Bill Sienkiewicz—How his art would spin and contort depending on the moment in the comic and the emotion he was conveying. That all parts of a comic are malleable and at your disposal. Elektra Assassin is an important book for me.
HR Giger—His ability to get across sex and death and gods and magick and myth in his work is something I aspire to and study. He’s been pretty influential on my thoughts I think and how I approach making horror images.

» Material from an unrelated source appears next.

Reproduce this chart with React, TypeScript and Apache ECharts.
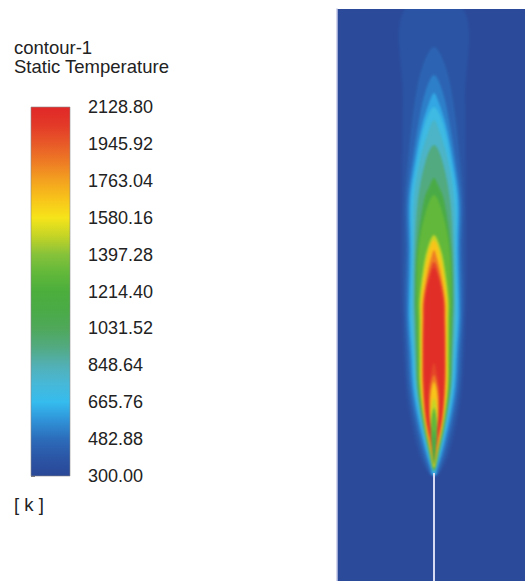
import React, { useEffect, useRef } from "react";
import * as echarts from "echarts";

// ---- colour bar (legend) ----
const tickLabels = ["300.00", "482.88", "665.76", "848.64", "1031.52", "1214.40", "1397.28", "1580.16", "1763.04", "1945.92", "2128.80"];
const tMin = 300;
const tMax = 2128.8;
// 21 evenly spaced colours from 300 K (index 0) to 2128.8 K (index 20)
const colorStops = [
  "#2a4796", "#2b56a6", "#2c6cba", "#2f92d8", "#35bcee", "#47b8d8", "#52b0b4",
  "#52aa80", "#4fa85a", "#4aab46", "#4bae3c", "#62b83a", "#86c23a", "#c4d426",
  "#f6e41a", "#f8c41a", "#f3a21f", "#ee7c24", "#e85a28", "#e33a28", "#e02828",
];

// ---- flame temperature field: isotherm outlines, [z (above nozzle), r (half width)] ----
const isoLevels = [340, 420, 482, 575, 665, 757, 848, 1031, 1214, 1397, 1580, 1763, 1946, 2060];
const iso340 = [[0, 4], [22, 15], [55, 23], [88, 28], [175, 32], [275, 32], [375, 31], [466, 29]];
const iso420 = [[0, 3], [5, 6], [22, 12], [55, 20], [88, 25.5], [122, 27.5], [175, 29.5], [225, 28.5], [275, 29], [325, 25], [375, 19], [410, 11], [428, 0]];
const iso482 = [[0, 2.5], [5, 4], [22, 9.5], [55, 17.5], [88, 23], [122, 25], [155, 27], [175, 27], [225, 26], [275, 26.5], [315, 21.5], [355, 15], [385, 8], [400, 0]];
const iso575 = [[0, 1.5], [5, 2.5], [22, 7.5], [55, 15.5], [88, 21], [122, 23], [155, 25], [175, 25], [225, 24], [275, 24.5], [315, 19], [350, 12], [372, 5], [382, 0]];
const iso665 = [[1, 0], [5, 1.8], [22, 6.5], [55, 14], [88, 19.5], [122, 21.5], [155, 23.5], [175, 23.5], [225, 22.5], [275, 23], [315, 17], [350, 9.5], [368, 0]];
const iso757 = [[3, 0], [22, 5.5], [55, 13], [88, 18], [122, 20], [155, 21.5], [175, 21.5], [225, 21], [275, 20], [315, 14], [345, 5], [355, 0]];
const iso848 = [[4, 0], [22, 5], [55, 12], [88, 17], [122, 18.5], [155, 19.5], [175, 20], [225, 19], [275, 16], [315, 8], [330, 0]];
const iso1031 = [[5, 0], [22, 4.5], [55, 11], [88, 16], [122, 17], [155, 18], [175, 18.5], [225, 17], [275, 10], [290, 4], [297, 0]];
const iso1214 = [[6, 0], [22, 4], [55, 10.5], [88, 15], [122, 16], [155, 16.5], [175, 17], [225, 15.5], [260, 9], [280, 0]];
const iso1397 = [[7, 0], [22, 3.5], [55, 10], [88, 14], [122, 14.5], [155, 14.5], [175, 14.5], [205, 11], [225, 7], [240, 0]];
const iso1580 = [[9, 0], [22, 3], [55, 9.5], [88, 13], [122, 13], [155, 13], [175, 13], [205, 9], [225, 5], [235, 0]];
const iso1763 = [[12, 0], [22, 2.5], [55, 8.5], [88, 11.5], [122, 11.8], [155, 11.5], [175, 11], [205, 6], [220, 2], [225, 0]];
const iso1946 = [[17, 0], [30, 2.5], [55, 8], [88, 10.5], [122, 11], [155, 10.5], [175, 10], [200, 5], [213, 0]];
const iso2060 = [[25, 0], [40, 3], [55, 7], [88, 10], [122, 10.5], [155, 10], [175, 9], [195, 5], [207, 0]];
const isoProfiles = [iso340, iso420, iso482, iso575, iso665, iso757, iso848, iso1031, iso1214, iso1397, iso1580, iso1763, iso1946, iso2060];

// cooler fuel core near the nozzle: outline of region below each level, and the band value inside it
const coreValues = [2003, 1855, 1671, 1489, 1306, 1122];
const core2060 = [[35, 0], [48, 3.2], [60, 5], [80, 5.5], [100, 3], [112, 0]];
const core1946 = [[33, 0], [42, 2], [52, 4], [70, 4.8], [88, 3.8], [100, 0]];
const core1763 = [[30, 0], [42, 1.8], [55, 3.6], [65, 4], [83, 3], [93, 0]];
const core1580 = [[25, 0], [35, 1.8], [45, 3.2], [65, 2.8], [77, 0]];
const core1397 = [[15, 0], [25, 1.5], [35, 2.7], [55, 2.6], [67, 0]];
const core1214 = [[10, 0], [20, 1.5], [35, 2], [45, 0]];
const coreProfiles = [core2060, core1946, core1763, core1580, core1397, core1214];

// fuel pipe (centre line below the nozzle)
const pipeLine = [[0, -106], [0, 2]];

const FONT = "'Liberation Sans', Arial, Helvetica, sans-serif";
const PANEL_BG = "#2b4a9a";

function tempColor(t: number): string {
  const n = Math.max(0, Math.min(1, (t - tMin) / (tMax - tMin)));
  return echarts.color.lerp(n, colorStops) as string;
}

const flameX = { min: -97, max: 91 };
const flameY = { min: -106, max: 466 };

export default function App() {
  const flameRef = useRef<HTMLDivElement>(null);
  const mainRef = useRef<HTMLDivElement>(null);

  useEffect(() => {
    if (!flameRef.current || !mainRef.current) return;
    const flame = echarts.init(flameRef.current, null, { renderer: "svg" });
    const main = echarts.init(mainRef.current, null, { renderer: "svg" });

    const layers: { profile: number[][]; value: number }[] = [];
    isoProfiles.forEach((p, i) => {
      const next = i + 1 < isoLevels.length ? isoLevels[i + 1] : tMax;
      layers.push({ profile: p, value: (isoLevels[i] + next) / 2 });
    });
    coreProfiles.forEach((p, i) => layers.push({ profile: p, value: coreValues[i] }));

    // flame field (softened by a slight blur of its own layer, like the smooth shading of the original)
    flame.setOption({
      animation: false,
      backgroundColor: PANEL_BG,
      grid: { left: 10, top: 10, width: 188, height: 572, show: false },
      xAxis: { type: "value", ...flameX, show: false },
      yAxis: { type: "value", ...flameY, show: false },
      series: [
        {
          type: "custom",
          silent: true,
          clip: false,
          data: layers.map((_, i) => [0, 0, i]),
          renderItem: (params: any, api: any) => {
            const layer = layers[params.dataIndex];
            const right = layer.profile.map(([z, r]) => api.coord([r, z]));
            const left: number[][] = [];
            for (let k = layer.profile.length - 1; k >= 0; k--) {
              const [z, r] = layer.profile[k];
              if (r > 0) left.push(api.coord([-r, z]));
            }
            // extend layers that reach the top beyond the panel edge
            const pts = right.concat(left);
            return {
              type: "polygon",
              shape: { points: pts, smooth: 0.35 },
              style: { fill: tempColor(layer.value), stroke: null },
            };
          },
        },
      ],
    } as any);

    main.setOption({
      animation: false,
      backgroundColor: "transparent",
      grid: [
        { left: 337, top: 9, width: 188, height: 572, show: false },
        { left: 31, top: 107, width: 39, height: 369, show: false },
      ],
      xAxis: [
        { gridIndex: 0, type: "value", ...flameX, show: false },
        { gridIndex: 1, type: "value", min: 0, max: 1, show: false },
      ],
      yAxis: [
        {
          gridIndex: 0, type: "value", ...flameY,
          axisLine: { show: true, onZero: false, lineStyle: { color: "#c6c8e8", width: 1.5 } },
          axisTick: { show: false }, axisLabel: { show: false }, splitLine: { show: false },
        },
        {
          gridIndex: 1, type: "value", min: 0, max: 10, interval: 1, position: "right",
          axisLine: { show: false },
          axisTick: { show: true, length: 4, lineStyle: { color: "#777", width: 1 } },
          axisLabel: {
            margin: 18, fontSize: 18, color: "#222", fontFamily: FONT,
            formatter: (v: number) => tickLabels[Math.round(v)] ?? "",
          },
          splitLine: { show: false },
        },
      ],
      graphic: [
        { type: "text", style: { x: 14, y: 47, text: "contour-1", fontSize: 18.5, fontFamily: FONT, fill: "#222", verticalAlign: "middle" } },
        { type: "text", style: { x: 14, y: 66, text: "Static Temperature", fontSize: 18.5, fontFamily: FONT, fill: "#222", verticalAlign: "middle" } },
        { type: "text", style: { x: 14, y: 504, text: "[ k ]", fontSize: 18.5, fontFamily: FONT, fill: "#222", verticalAlign: "middle" } },
      ],
      series: [
        {
          type: "line",
          xAxisIndex: 0,
          yAxisIndex: 0,
          silent: true,
          symbol: "none",
          data: pipeLine,
          lineStyle: { color: "#d6daf2", width: 2 },
        },
        {
          type: "custom",
          xAxisIndex: 1,
          yAxisIndex: 1,
          silent: true,
          data: [[0, 0]],
          renderItem: (_params: any, api: any) => {
            const p0 = api.coord([0, 10]);
            const p1 = api.coord([1, 0]);
            return {
              type: "rect",
              shape: { x: p0[0], y: p0[1], width: p1[0] - p0[0], height: p1[1] - p0[1] },
              style: {
                fill: new echarts.graphic.LinearGradient(0, 1, 0, 0,
                  colorStops.map((c, i) => ({ offset: i / (colorStops.length - 1), color: c }))),
                stroke: "#8a8a8a",
                lineWidth: 0.6,
              },
            };
          },
        },
      ],
    } as any);

    return () => {
      flame.dispose();
      main.dispose();
    };
  }, []);

  return (
    <div style={{ position: "fixed", left: 0, top: 0, width: 525, height: 581, background: "#fff", overflow: "hidden" }}>
      <div style={{ position: "absolute", left: 337, top: 9, width: 188, height: 572, overflow: "hidden", background: PANEL_BG }}>
        <div
          ref={flameRef}
          style={{ position: "absolute", left: -10, top: -10, width: 208, height: 592, filter: "blur(1.3px)" }}
        />
      </div>
      <div ref={mainRef} style={{ position: "absolute", left: 0, top: 0, width: 525, height: 581 }} />
    </div>
  );
}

Tsutomu Nihei: Blame! was a big deal for me. All of his comics were. But that unrelenting dirge that Blame! is was a game changer. I think the aparrantness of his influence changes radically from moment to moment—but how he handles scale and architecture, is something I’ve been thinking about for a really long time. I mean just where you are positioning a character on a page, and at what scale has a dramatic effect on mood—and the way Nihei controls the mood of his readers in how he balances figure vs. perspective and geometric planes is hugely important to me and the kind of comics I want to be able to make. I also really dig how he makes new things look old. Which is a Giger thing. The future past. That you can make the future feel like it is so far into the future it is like the past in it’s dust and archetype. It’s like the original ideas in the dark forest reintroduce themselves at the very end of time. He handles that largely through design—but also in the little scratches and scuffs and dents he puts in places.